Items from a dataset:
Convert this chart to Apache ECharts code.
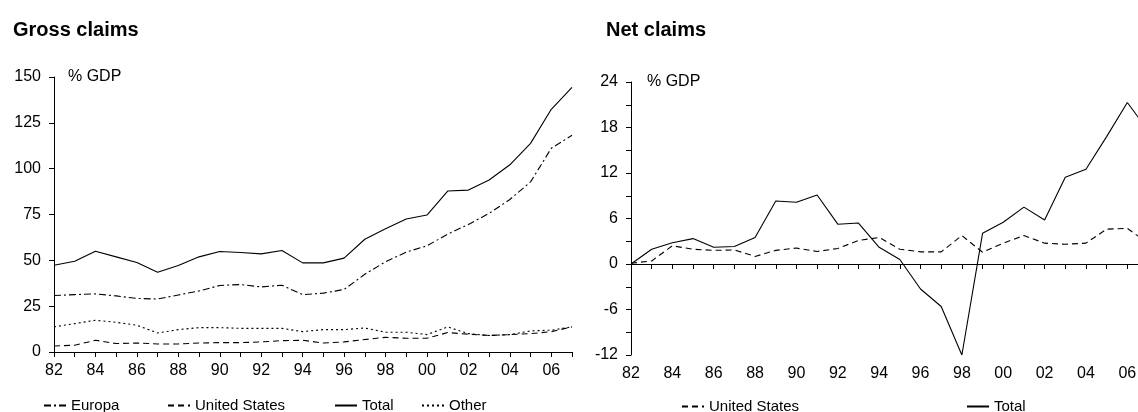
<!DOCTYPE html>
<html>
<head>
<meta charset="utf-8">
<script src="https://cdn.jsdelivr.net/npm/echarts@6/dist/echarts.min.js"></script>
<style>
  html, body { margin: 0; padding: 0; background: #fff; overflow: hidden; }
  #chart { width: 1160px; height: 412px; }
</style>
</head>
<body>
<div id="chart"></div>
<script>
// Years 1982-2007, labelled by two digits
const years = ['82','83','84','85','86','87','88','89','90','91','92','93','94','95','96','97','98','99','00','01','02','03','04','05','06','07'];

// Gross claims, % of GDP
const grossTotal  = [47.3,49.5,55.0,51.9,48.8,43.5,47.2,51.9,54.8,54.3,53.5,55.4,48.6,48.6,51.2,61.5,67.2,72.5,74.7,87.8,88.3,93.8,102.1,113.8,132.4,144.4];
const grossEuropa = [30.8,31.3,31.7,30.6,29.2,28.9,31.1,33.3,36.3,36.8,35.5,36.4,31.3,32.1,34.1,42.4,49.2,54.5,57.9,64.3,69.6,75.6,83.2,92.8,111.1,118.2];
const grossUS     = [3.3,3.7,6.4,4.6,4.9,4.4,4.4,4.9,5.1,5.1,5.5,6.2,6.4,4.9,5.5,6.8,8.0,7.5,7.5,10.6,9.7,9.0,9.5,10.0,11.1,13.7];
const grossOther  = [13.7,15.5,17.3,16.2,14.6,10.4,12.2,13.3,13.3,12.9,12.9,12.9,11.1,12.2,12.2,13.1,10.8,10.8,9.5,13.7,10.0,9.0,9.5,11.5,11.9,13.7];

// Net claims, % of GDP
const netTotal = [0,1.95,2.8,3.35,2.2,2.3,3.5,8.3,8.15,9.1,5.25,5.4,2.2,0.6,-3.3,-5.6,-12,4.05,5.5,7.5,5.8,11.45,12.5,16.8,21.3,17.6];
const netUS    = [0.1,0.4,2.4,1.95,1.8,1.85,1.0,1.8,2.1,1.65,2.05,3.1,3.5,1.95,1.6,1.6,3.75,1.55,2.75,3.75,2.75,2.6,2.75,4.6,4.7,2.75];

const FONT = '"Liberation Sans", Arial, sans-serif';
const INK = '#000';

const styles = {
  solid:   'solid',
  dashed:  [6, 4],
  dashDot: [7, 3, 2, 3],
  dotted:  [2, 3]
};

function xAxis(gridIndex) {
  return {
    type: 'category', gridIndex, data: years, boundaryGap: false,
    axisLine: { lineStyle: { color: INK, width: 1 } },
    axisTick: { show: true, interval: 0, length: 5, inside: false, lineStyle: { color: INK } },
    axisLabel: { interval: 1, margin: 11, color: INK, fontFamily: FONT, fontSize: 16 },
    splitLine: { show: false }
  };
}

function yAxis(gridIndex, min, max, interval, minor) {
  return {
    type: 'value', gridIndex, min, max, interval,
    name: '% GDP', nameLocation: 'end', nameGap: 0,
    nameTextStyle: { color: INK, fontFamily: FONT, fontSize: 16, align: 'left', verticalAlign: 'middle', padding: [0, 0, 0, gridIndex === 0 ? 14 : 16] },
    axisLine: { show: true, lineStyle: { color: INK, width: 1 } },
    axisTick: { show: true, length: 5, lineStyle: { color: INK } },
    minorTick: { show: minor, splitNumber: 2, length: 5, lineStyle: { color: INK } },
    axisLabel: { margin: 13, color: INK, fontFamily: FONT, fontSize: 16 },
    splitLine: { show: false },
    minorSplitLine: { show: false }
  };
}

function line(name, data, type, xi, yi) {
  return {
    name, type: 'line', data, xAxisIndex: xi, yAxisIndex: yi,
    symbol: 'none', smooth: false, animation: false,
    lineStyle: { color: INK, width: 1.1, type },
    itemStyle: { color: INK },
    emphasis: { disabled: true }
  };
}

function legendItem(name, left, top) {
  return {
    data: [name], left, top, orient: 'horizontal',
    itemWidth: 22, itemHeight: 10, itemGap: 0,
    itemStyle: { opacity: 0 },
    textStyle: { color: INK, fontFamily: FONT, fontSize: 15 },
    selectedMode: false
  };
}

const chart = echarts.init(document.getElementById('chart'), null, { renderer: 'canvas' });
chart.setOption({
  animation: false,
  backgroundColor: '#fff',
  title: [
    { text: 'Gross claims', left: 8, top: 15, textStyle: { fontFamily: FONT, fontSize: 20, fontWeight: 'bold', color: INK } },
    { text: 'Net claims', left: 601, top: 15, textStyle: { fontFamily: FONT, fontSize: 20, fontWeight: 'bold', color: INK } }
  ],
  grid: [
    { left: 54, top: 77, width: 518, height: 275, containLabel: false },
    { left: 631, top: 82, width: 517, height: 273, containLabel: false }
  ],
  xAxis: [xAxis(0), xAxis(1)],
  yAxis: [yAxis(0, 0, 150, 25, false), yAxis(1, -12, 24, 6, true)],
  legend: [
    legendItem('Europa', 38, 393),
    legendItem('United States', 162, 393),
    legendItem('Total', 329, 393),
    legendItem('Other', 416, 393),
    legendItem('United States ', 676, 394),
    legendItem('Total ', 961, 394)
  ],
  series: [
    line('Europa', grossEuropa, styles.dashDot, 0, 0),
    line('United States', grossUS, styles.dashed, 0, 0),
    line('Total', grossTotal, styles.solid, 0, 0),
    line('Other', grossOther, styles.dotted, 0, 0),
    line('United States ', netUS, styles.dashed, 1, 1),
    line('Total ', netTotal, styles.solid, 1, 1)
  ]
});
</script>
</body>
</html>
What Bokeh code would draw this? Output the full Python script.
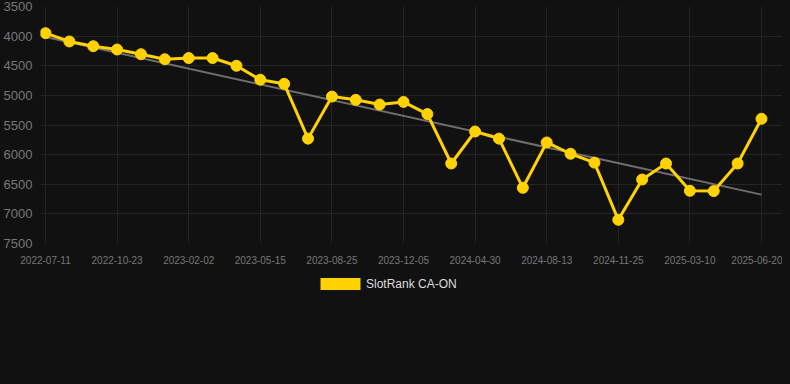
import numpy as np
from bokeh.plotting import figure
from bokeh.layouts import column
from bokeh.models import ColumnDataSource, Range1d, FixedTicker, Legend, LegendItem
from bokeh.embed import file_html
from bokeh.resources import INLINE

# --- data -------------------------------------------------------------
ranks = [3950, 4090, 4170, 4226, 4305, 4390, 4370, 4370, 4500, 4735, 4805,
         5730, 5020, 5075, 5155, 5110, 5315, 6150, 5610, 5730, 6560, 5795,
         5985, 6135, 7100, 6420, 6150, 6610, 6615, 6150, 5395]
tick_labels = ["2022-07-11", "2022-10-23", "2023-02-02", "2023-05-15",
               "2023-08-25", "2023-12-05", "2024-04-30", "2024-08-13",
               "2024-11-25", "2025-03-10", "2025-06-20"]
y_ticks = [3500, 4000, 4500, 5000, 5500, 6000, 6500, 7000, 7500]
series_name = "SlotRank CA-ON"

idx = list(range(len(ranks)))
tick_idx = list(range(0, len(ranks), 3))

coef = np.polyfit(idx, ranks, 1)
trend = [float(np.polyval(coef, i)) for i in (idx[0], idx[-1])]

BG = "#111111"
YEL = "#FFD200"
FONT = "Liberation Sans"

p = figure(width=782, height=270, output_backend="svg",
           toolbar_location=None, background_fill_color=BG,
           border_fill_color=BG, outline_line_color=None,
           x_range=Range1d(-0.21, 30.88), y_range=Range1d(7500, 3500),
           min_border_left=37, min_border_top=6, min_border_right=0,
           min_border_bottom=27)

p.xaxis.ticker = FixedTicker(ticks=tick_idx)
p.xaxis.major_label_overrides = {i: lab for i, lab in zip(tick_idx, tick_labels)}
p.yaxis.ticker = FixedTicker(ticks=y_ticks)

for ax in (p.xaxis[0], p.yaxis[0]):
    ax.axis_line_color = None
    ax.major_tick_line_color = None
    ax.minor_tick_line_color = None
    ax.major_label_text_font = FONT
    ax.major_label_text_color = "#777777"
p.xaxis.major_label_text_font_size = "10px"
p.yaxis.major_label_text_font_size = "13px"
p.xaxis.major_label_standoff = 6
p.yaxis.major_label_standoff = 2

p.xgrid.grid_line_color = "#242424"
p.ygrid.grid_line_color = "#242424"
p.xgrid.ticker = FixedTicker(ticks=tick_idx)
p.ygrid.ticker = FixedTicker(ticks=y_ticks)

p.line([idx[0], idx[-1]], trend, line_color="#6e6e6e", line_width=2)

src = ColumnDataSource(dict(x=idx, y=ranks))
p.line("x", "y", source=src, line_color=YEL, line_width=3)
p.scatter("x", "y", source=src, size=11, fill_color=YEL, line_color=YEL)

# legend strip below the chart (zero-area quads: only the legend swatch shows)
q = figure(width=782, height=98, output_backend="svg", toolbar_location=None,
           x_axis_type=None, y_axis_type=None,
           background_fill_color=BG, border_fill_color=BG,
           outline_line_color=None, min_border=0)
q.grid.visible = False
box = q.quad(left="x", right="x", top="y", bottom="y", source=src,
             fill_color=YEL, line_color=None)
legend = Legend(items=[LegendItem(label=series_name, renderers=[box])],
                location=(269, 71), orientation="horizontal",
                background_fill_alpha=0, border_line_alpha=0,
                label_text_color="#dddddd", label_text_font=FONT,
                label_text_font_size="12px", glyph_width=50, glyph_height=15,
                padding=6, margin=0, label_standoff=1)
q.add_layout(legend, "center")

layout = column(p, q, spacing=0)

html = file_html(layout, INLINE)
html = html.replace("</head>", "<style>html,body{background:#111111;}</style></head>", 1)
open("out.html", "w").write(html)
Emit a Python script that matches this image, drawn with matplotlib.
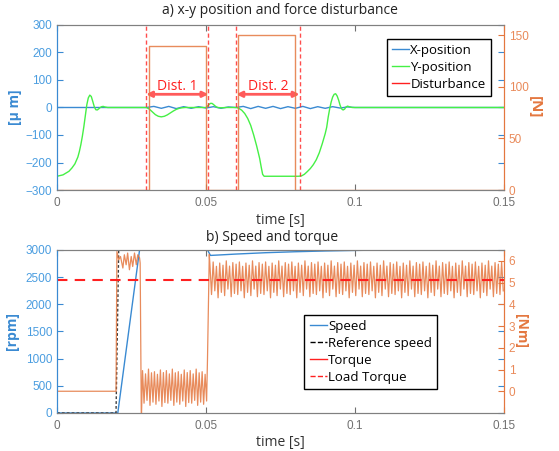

__TASK__:
Print out, exactly and with nothing added, the lines starting at the line holding "What Bokeh code" and ending at the line holding "from bokeh.resources import INLINE", minus any pictures.

__ANSWER TO THE PROBLEM__:
What Bokeh code would draw this? Output the full Python script.
import numpy as np
from bokeh.plotting import figure
from bokeh.layouts import column
from bokeh.models import ColumnDataSource, Range1d, FixedTicker, Legend, LegendItem
from bokeh.embed import file_html
from bokeh.resources import INLINE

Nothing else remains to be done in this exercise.